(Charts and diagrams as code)

==================================================

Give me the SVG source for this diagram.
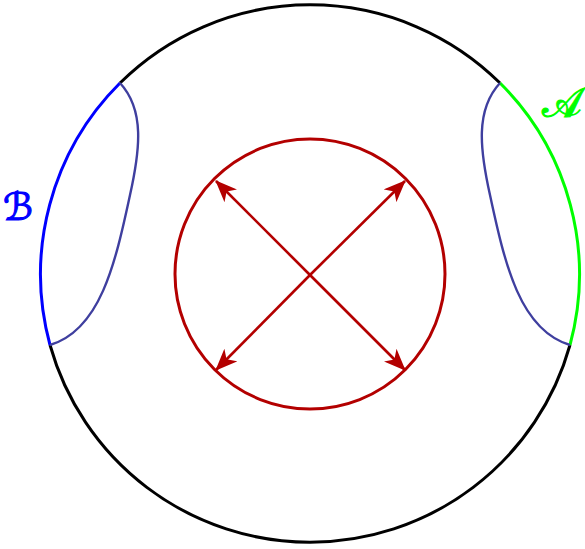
<svg xmlns="http://www.w3.org/2000/svg" width="585" height="549" viewBox="0 0 585 549">
<style>
.outer{fill:none;stroke:#000;stroke-width:3}
.inner{fill:none;stroke:#b30000;stroke-width:3}
.arr{fill:none;stroke:#b30000;stroke-width:2.6}
.curve{fill:none;stroke:#3f3f9f;stroke-width:2.4}
.lbl{font-family:"DejaVu Serif","DejaVu Sans","Noto Sans",serif;font-size:38px;stroke-width:1.2}
</style>
<defs>
<marker id="ah" viewBox="0 0 22 18" refX="21" refY="9" markerWidth="22" markerHeight="18" markerUnits="userSpaceOnUse" orient="auto">
<path d="M0,0 L22,9 L0,18 L6,9 Z" fill="#b30000"/>
</marker>
</defs>
<g id="outer-circle">
<path class="outer" d="M120,83 A270,270 0 0 1 500,83"/>
<path class="outer" d="M570,345 A270,270 0 0 1 50,345"/>
</g>
<g id="region-B">
<path d="M120,83 A270,270 0 0 0 50,345" fill="none" stroke="#0000ff" stroke-width="3"/>
<path class="curve" d="M120,83 C145,110 140,150 130,195 C115,265 100,330 50,345"/>
<text class="lbl" x="3" y="220" fill="#0000ff" stroke="#0000ff">ℬ</text>
</g>
<g id="region-A">
<path d="M500,83 A270,270 0 0 1 570,345" fill="none" stroke="#00ff00" stroke-width="3"/>
<path class="curve" d="M500,83 C475,110 480,150 490,195 C505,265 520,330 570,345"/>
<text class="lbl" x="582" y="117" text-anchor="end" fill="#00ff00" stroke="#00ff00" style="font-size:42px">𝒜</text>
</g>
<g id="inner-circle"><circle class="inner" cx="310" cy="274" r="135"/></g>
<g id="connectors">
<line class="arr" x1="310" y1="275" x2="216" y2="181" marker-end="url(#ah)"/>
<line class="arr" x1="310" y1="275" x2="405" y2="181" marker-end="url(#ah)"/>
<line class="arr" x1="310" y1="275" x2="216" y2="370" marker-end="url(#ah)"/>
<line class="arr" x1="310" y1="275" x2="405" y2="370" marker-end="url(#ah)"/>
</g>
</svg>
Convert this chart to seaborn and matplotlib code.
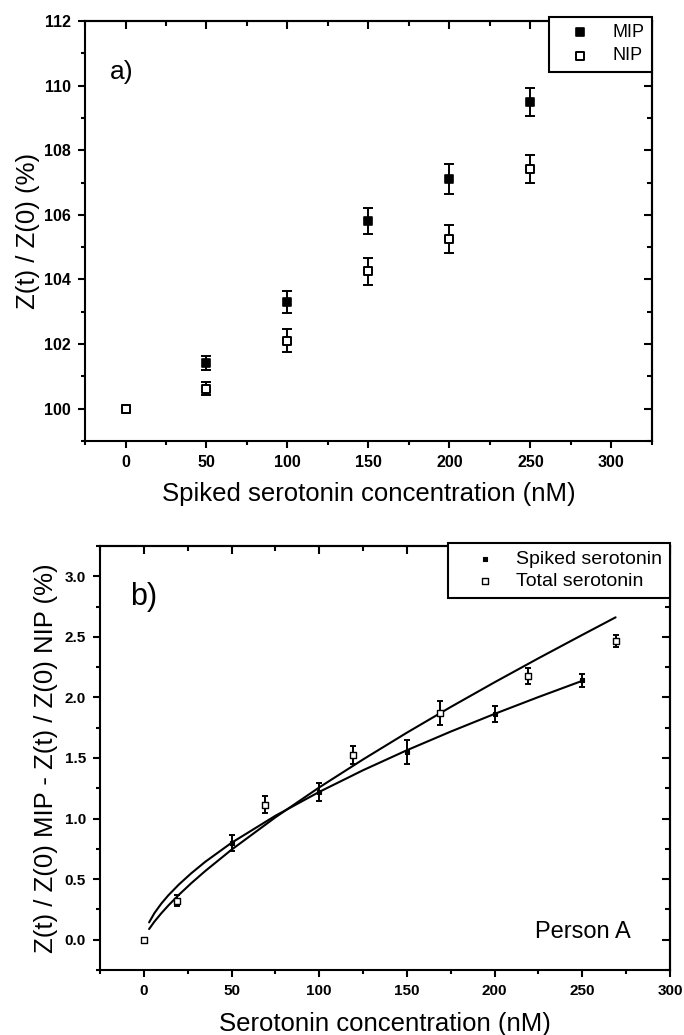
import numpy as np
import matplotlib
matplotlib.use("Agg")
import matplotlib.pyplot as plt
from matplotlib.ticker import MultipleLocator
import seaborn as sns

# ---- panel a: impedance ratio vs spiked concentration ----
conc_a = [0, 50, 100, 150, 200, 250]
mip_val = [100.0, 101.42, 103.30, 105.81, 107.10, 109.49]
mip_err = [0.0, 0.21, 0.33, 0.41, 0.46, 0.43]
nip_val = [100.0, 100.62, 102.11, 104.25, 105.25, 107.41]
nip_err = [0.0, 0.20, 0.36, 0.42, 0.44, 0.43]

# ---- panel b: MIP - NIP difference, person A ----
spiked_x = [0, 50, 100, 150, 200, 250]
spiked_y = [0.0, 0.80, 1.22, 1.55, 1.86, 2.14]
spiked_err = [0.0, 0.065, 0.075, 0.10, 0.065, 0.05]
total_x = [0, 19, 69, 119, 169, 219, 269]
total_y = [0.0, 0.32, 1.115, 1.525, 1.87, 2.175, 2.465]
total_err = [0.0, 0.045, 0.07, 0.075, 0.10, 0.065, 0.05]

# fitted curves
fit_spiked_x = [3, 6, 10, 14, 20, 27, 35, 50, 75, 100, 125, 150, 175, 200, 225, 250]
fit_spiked_y = [0.143, 0.219, 0.299, 0.367, 0.456, 0.548, 0.643, 0.80, 1.023,
                1.22, 1.399, 1.564, 1.718, 1.864, 2.003, 2.137]
fit_total_x = [3, 6, 10, 14, 20, 27, 35, 50, 75, 100, 125, 150, 175, 200, 225, 250, 269]
fit_total_y = [0.088, 0.149, 0.219, 0.283, 0.371, 0.466, 0.567, 0.743, 1.010,
               1.257, 1.488, 1.709, 1.921, 2.125, 2.323, 2.516, 2.661]

sns.set_theme(style="ticks")
plt.rcParams['font.family'] = ['Liberation Sans', 'DejaVu Sans']
plt.rcParams.update({'axes.linewidth': 1.5, 'text.color': 'black',
                     'axes.labelcolor': 'black', 'xtick.color': 'black',
                     'ytick.color': 'black', 'axes.edgecolor': 'black'})


def origin_axes(ax, xmaj, ymaj, tick_size):
    """Origin-like frame: outward ticks bottom/left, inward mirrored ticks top/right."""
    ax.xaxis.set_major_locator(MultipleLocator(xmaj))
    ax.xaxis.set_minor_locator(MultipleLocator(xmaj / 2))
    ax.yaxis.set_major_locator(MultipleLocator(ymaj))
    ax.yaxis.set_minor_locator(MultipleLocator(ymaj / 2))
    ax.tick_params(which='both', direction='out', width=1.5, color='black',
                   top=False, right=False, labelsize=tick_size, labelcolor='black')
    ax.tick_params(which='major', length=5, pad=5)
    ax.tick_params(which='minor', length=3)
    for lbl in ax.get_xticklabels() + ax.get_yticklabels():
        lbl.set_fontweight('bold')
    for s in ax.spines.values():
        s.set_visible(True)
        s.set_color('black')
        s.set_linewidth(1.5)

    top = ax.secondary_xaxis('top')
    top.xaxis.set_major_locator(MultipleLocator(xmaj))
    top.xaxis.set_minor_locator(MultipleLocator(xmaj / 2))
    top.tick_params(which='both', direction='in', width=1.5, labeltop=False)
    top.tick_params(which='major', length=6)
    top.tick_params(which='minor', length=3.5)
    right = ax.secondary_yaxis('right')
    right.yaxis.set_major_locator(MultipleLocator(ymaj))
    right.yaxis.set_minor_locator(MultipleLocator(ymaj / 2))
    right.tick_params(which='both', direction='in', width=1.5, labelright=False)
    right.tick_params(which='major', length=6)
    right.tick_params(which='minor', length=3.5)


def draw_errors(ax, x, y, err, capsize, lw):
    x = np.asarray(x); y = np.asarray(y); err = np.asarray(err)
    keep = err > 0
    ax.errorbar(x[keep], y[keep], yerr=err[keep], fmt='none', ecolor='black',
                elinewidth=lw, capsize=capsize, capthick=lw, zorder=2)


fig = plt.figure(figsize=(6.84, 10.35), dpi=100)
ax_a = fig.add_axes([0.1243, 0.5739, 0.8287, 0.4058])
ax_b = fig.add_axes([0.1462, 0.0628, 0.8333, 0.4097])

# ---------------- panel a ----------------
draw_errors(ax_a, conc_a, mip_val, mip_err, 3.5, 1.4)
draw_errors(ax_a, conc_a, nip_val, nip_err, 3.5, 1.4)
sns.scatterplot(x=conc_a, y=mip_val, marker='s', s=40, color='black',
                edgecolor='black', linewidth=1.2, label='MIP', ax=ax_a, zorder=3)
sns.scatterplot(x=conc_a, y=nip_val, marker='s', s=40, color='white',
                edgecolor='black', linewidth=1.4, label='NIP', ax=ax_a, zorder=4)
ax_a.set_xlim(-25, 325)
ax_a.set_ylim(99, 112)
origin_axes(ax_a, 50, 2, 11.5)
ax_a.set_xlabel("Spiked serotonin concentration (nM)", fontsize=18.5, labelpad=9)
ax_a.set_ylabel("Z(t) / Z(0) (%)", fontsize=18.5, labelpad=3)
ax_a.text(0.044, 0.879, "a)", transform=ax_a.transAxes, fontsize=19,
          ha='left', va='center')
leg = ax_a.legend(loc='upper right', bbox_to_anchor=(1.0, 1.01), fontsize=13,
                  frameon=True, fancybox=False, edgecolor='black', framealpha=1,
                  handlelength=2.6, handletextpad=0.5, borderpad=0.4,
                  labelspacing=0.35, borderaxespad=0)
leg.get_frame().set_linewidth(1.5)
leg.set_zorder(10)

# ---------------- panel b ----------------
sns.lineplot(x=fit_spiked_x, y=fit_spiked_y, color='black', lw=1.5, sort=False,
             estimator=None, legend=False, ax=ax_b, zorder=1)
sns.lineplot(x=fit_total_x, y=fit_total_y, color='black', lw=1.5, sort=False,
             estimator=None, legend=False, ax=ax_b, zorder=1)
draw_errors(ax_b, spiked_x, spiked_y, spiked_err, 2.5, 1.4)
draw_errors(ax_b, total_x, total_y, total_err, 2.5, 1.4)
sns.scatterplot(x=spiked_x, y=spiked_y, marker='s', s=10, color='black',
                edgecolor='black', linewidth=0.8, label='Spiked serotonin',
                ax=ax_b, zorder=3)
sns.scatterplot(x=total_x, y=total_y, marker='s', s=14, color='white',
                edgecolor='black', linewidth=1.0, label='Total serotonin',
                ax=ax_b, zorder=4)
ax_b.set_xlim(-25, 300)
ax_b.set_ylim(-0.25, 3.25)
origin_axes(ax_b, 50, 0.5, 11)
ax_b.set_xlabel("Serotonin concentration (nM)", fontsize=18.5, labelpad=10)
ax_b.set_ylabel("Z(t) / Z(0) MIP - Z(t) / Z(0) NIP (%)", fontsize=18.5, labelpad=5)
ax_b.text(0.053, 0.88, "b)", transform=ax_b.transAxes, fontsize=22,
          ha='left', va='center')
ax_b.text(0.932, 0.075, "Person A", transform=ax_b.transAxes, fontsize=17,
          ha='right', va='baseline')
leg = ax_b.legend(loc='upper right', bbox_to_anchor=(1.0, 1.007), fontsize=14,
                  frameon=True, fancybox=False, edgecolor='black', framealpha=1,
                  handlelength=3.0, handletextpad=0.1, borderpad=0.4,
                  labelspacing=0.2, borderaxespad=0)
leg.get_frame().set_linewidth(1.5)
leg.set_zorder(10)

fig.savefig("out.png", dpi=100, facecolor='white')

==================================================

* THE REQUEST:
Print the line above containing "Convert this chart", the line containing "total_err = [0.0, 0.045, 0.07, 0.075, 0.10, 0.065, 0.05]", and everything between them, exactly as written. Pictures stay out.

* EXERCISE OUTPUT:
Convert this chart to seaborn and matplotlib code.
import numpy as np
import matplotlib
matplotlib.use("Agg")
import matplotlib.pyplot as plt
from matplotlib.ticker import MultipleLocator
import seaborn as sns

# ---- panel a: impedance ratio vs spiked concentration ----
conc_a = [0, 50, 100, 150, 200, 250]
mip_val = [100.0, 101.42, 103.30, 105.81, 107.10, 109.49]
mip_err = [0.0, 0.21, 0.33, 0.41, 0.46, 0.43]
nip_val = [100.0, 100.62, 102.11, 104.25, 105.25, 107.41]
nip_err = [0.0, 0.20, 0.36, 0.42, 0.44, 0.43]

# ---- panel b: MIP - NIP difference, person A ----
spiked_x = [0, 50, 100, 150, 200, 250]
spiked_y = [0.0, 0.80, 1.22, 1.55, 1.86, 2.14]
spiked_err = [0.0, 0.065, 0.075, 0.10, 0.065, 0.05]
total_x = [0, 19, 69, 119, 169, 219, 269]
total_y = [0.0, 0.32, 1.115, 1.525, 1.87, 2.175, 2.465]
total_err = [0.0, 0.045, 0.07, 0.075, 0.10, 0.065, 0.05]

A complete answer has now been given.